Ok, that’s a great theory about the “magic number”. But I actually have another one.

Only a portion of Purdue’s classes are Course Signals classes, so the chance any course a freshman takes is a Course Signals course can be expressed as a percentage, say 25%. In an overly dramatic simplification of this model, a freshman who takes four classes the first semester and drops out has a has about a 16% chance of having taken two Course Signals courses (as always, beware my math here, but I think I’m right). Meanwhile they have a 74% chance of having taken 1 or fewer, and a 42% chance of having taken exactly one.

What about about a student who does *not* drop out first semester, and takes a full load of five courses each semester? Well, the chance of that student having two or more Course Signals courses is **75%**. That’s right — just by taking a full load of classes and not dropping out first semester you’re likely to be tagged as a CS 2+ student.

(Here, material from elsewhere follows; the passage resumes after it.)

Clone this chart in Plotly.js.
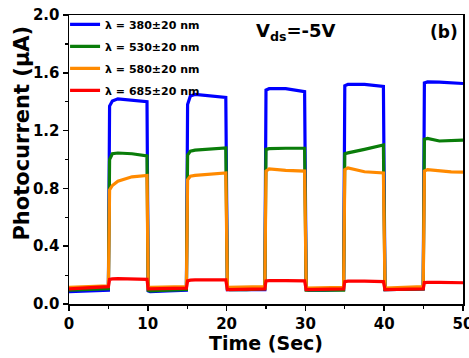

In other words, each class you take is like an additional coin flip. A lot of what Course Signals “analysis” is measuring is how many classes students are taking.

Are there predictions this model makes that we can test? Absolutely. As we saw in the above example, at a 25% CS adoption rate, the median dropout has a 42% chance of having taken exactly one CS course. So it’s quite normal for a dropout to have had a CS course. But early on in the program the adoption rate would have much lower. What are the odds of a first semester dropout having a CS course in those early pilots? For the sake of argument let’s say adoption at that point was 5%. In that case, the chance our 4-course semester drop out would have exactly one CS course drops from 42% to 17%. In other words, as adoption grows having had one course in CS will cease to be a useful predictor of first to second-year persistence.

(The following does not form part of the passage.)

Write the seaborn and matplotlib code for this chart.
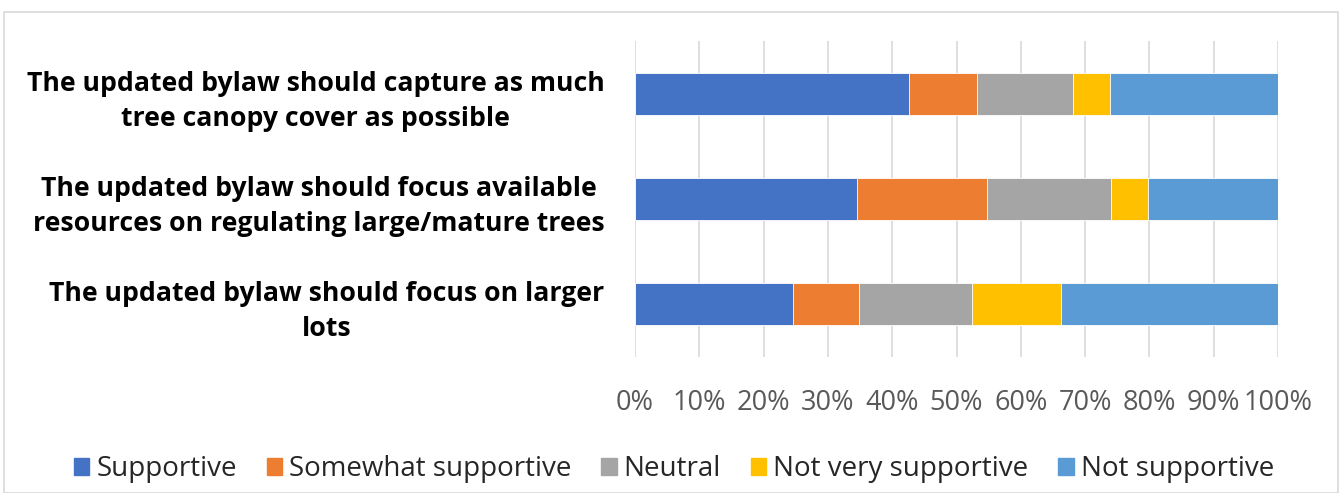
import numpy as np
import pandas as pd
import matplotlib
matplotlib.use("Agg")
import matplotlib.pyplot as plt
from matplotlib.patches import Patch, Rectangle
import seaborn as sns

# =========================
# DATA
# =========================
questions = [
    "The updated bylaw should capture as much\ntree canopy cover as possible",
    "The updated bylaw should focus available\nresources on regulating large/mature trees",
    "The updated bylaw should focus on larger\nlots",
]
responses = ["Supportive", "Somewhat supportive", "Neutral",
             "Not very supportive", "Not supportive"]

supportive = [42.6, 34.5, 24.5]
somewhat_supportive = [10.6, 20.3, 10.3]
neutral = [14.9, 19.3, 17.6]
not_very_supportive = [5.8, 5.7, 13.8]
not_supportive = [26.1, 20.2, 33.8]

colors = ["#4472C4", "#ED7D31", "#A5A5A5", "#FFC000", "#5B9BD5"]

# =========================
# TABLE
# =========================
df = pd.DataFrame({
    "question": questions,
    "Supportive": supportive,
    "Somewhat supportive": somewhat_supportive,
    "Neutral": neutral,
    "Not very supportive": not_very_supportive,
    "Not supportive": not_supportive,
})
cum = df[responses].cumsum(axis=1)

# =========================
# PLOT
# =========================
sns.set_theme(style="white")
plt.rcParams["font.family"] = ["Open Sans", "DejaVu Sans"]

W, H = 1340, 493
fig = plt.figure(figsize=(W / 100, H / 100), dpi=100)
fig.patches.append(Rectangle((4 / W, 0), (1334) / W, 1 - 12 / H,
                             transform=fig.transFigure, fill=False,
                             edgecolor="#d9d9d9", linewidth=1.2))

ax = fig.add_axes([635 / W, 1 - 357 / H, (1278 - 635) / W, (357 - 41) / H])

# draw from the right-most cumulative segment back to the first
for resp, col in reversed(list(zip(responses, colors))):
    sns.barplot(x=cum[resp], y=df["question"], orient="h", width=0.4,
                color=col, edgecolor="white", linewidth=0.6,
                saturation=1, ax=ax, zorder=3)

ax.set_xlim(0, 100)
ax.set_xticks(np.arange(0, 101, 10))
ax.set_xticklabels([f"{v}%" for v in range(0, 101, 10)])
ax.grid(axis="x", color="#d9d9d9", linewidth=1.2, zorder=0)
ax.set_axisbelow(True)
for s in ax.spines.values():
    s.set_visible(False)
ax.set_xlabel("")
ax.set_ylabel("")
ax.tick_params(axis="x", length=0, pad=23, labelsize=19.5, labelcolor="#595959")
ax.tick_params(axis="y", length=0, pad=22, labelsize=19.2)
for lab in ax.get_yticklabels():
    lab.set_fontweight("bold")
    lab.set_multialignment("center")
    lab.set_linespacing(1.45)
    lab.set_color("black")

handles = [Patch(facecolor=c, edgecolor=c, label=r) for r, c in zip(responses, colors)]
fig.legend(handles=handles, loc="center", bbox_to_anchor=(674 / W, 1 - 469 / H),
           ncol=5, frameon=False, fontsize=20, handlelength=0.55,
           handleheight=0.55, handletextpad=0.25, columnspacing=1.08)

fig.savefig("out.png", dpi=100, facecolor="white")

Is that what we see? Assuming adoption grew between 2007 and 2009, that’s *exactly* what we see. Here’s the early pilot days of Course Signals:

As you can see, in what were likely the lower adoption days taking one Course Signals course is a huge predictor of persistence. The one year retention rate is 97% for the one-CS course student, compared to just 83% for the no-CS student. As adoption expands, changing the median experience of the drop out, that difference disappears, just like the model predicts:

Two years later, that retention effect has *disappeared entirely*, with the same percentage of one-CS students dropping out as non-CS students. Why? Without access to dropout data, I can’t say for sure. But I submit a large part of the shift of one-CS as predictor of retention to one-CS as non-predictor is that having one-CS class is now the average experience of both low course-load students and first semester dropouts. The effect disappears because the confounding variable is no longer correlated with the dependent variable.

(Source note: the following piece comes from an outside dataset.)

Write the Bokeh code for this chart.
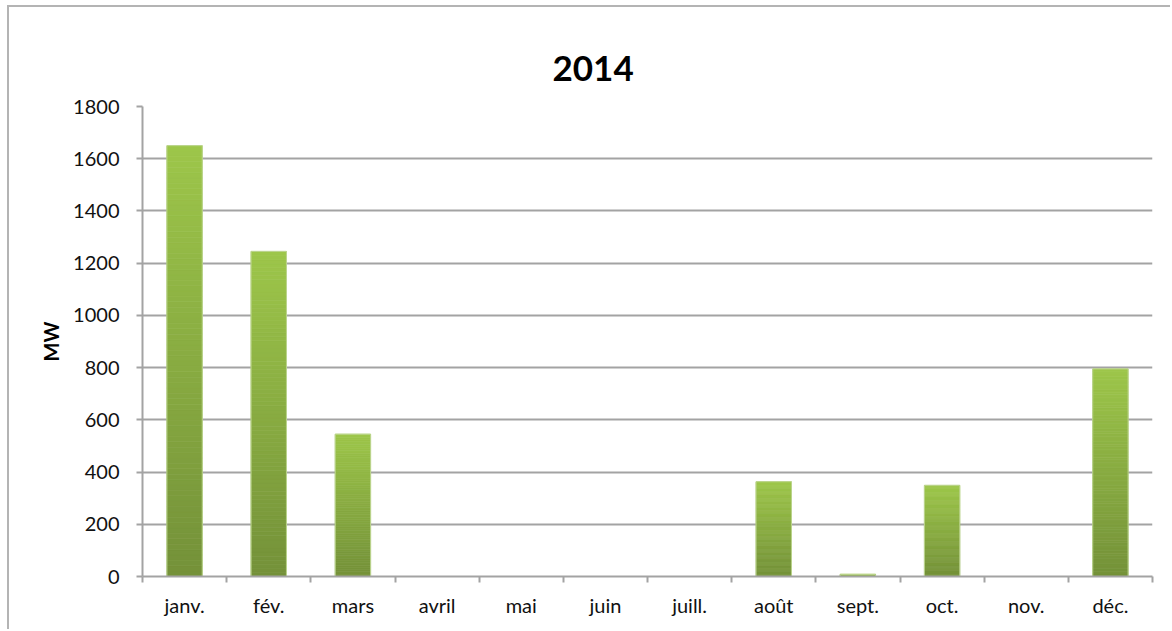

So, do I believe that Course Signals works? Maybe, it’s possible. There are other measures with grades and such that look a bit more promising. But the problem is that until they control for this issue, the percentage increases they cite might as well be random numbers. It would be trivially easy to account for these things — for example, by removing first semester dropouts from the equation, and only looking at students under full course load. When I looked at the ~~(now removed)~~ 2012 report, I saw nothing to indicate they had done these things. Now, in 2013, I still see nothing to indicate they have taken these factors into account.

I could be wrong. I’m a Literature and Linguistics M.A. who works in educational technology, not a statistician. But if I am right, this is sloppy, sloppy work.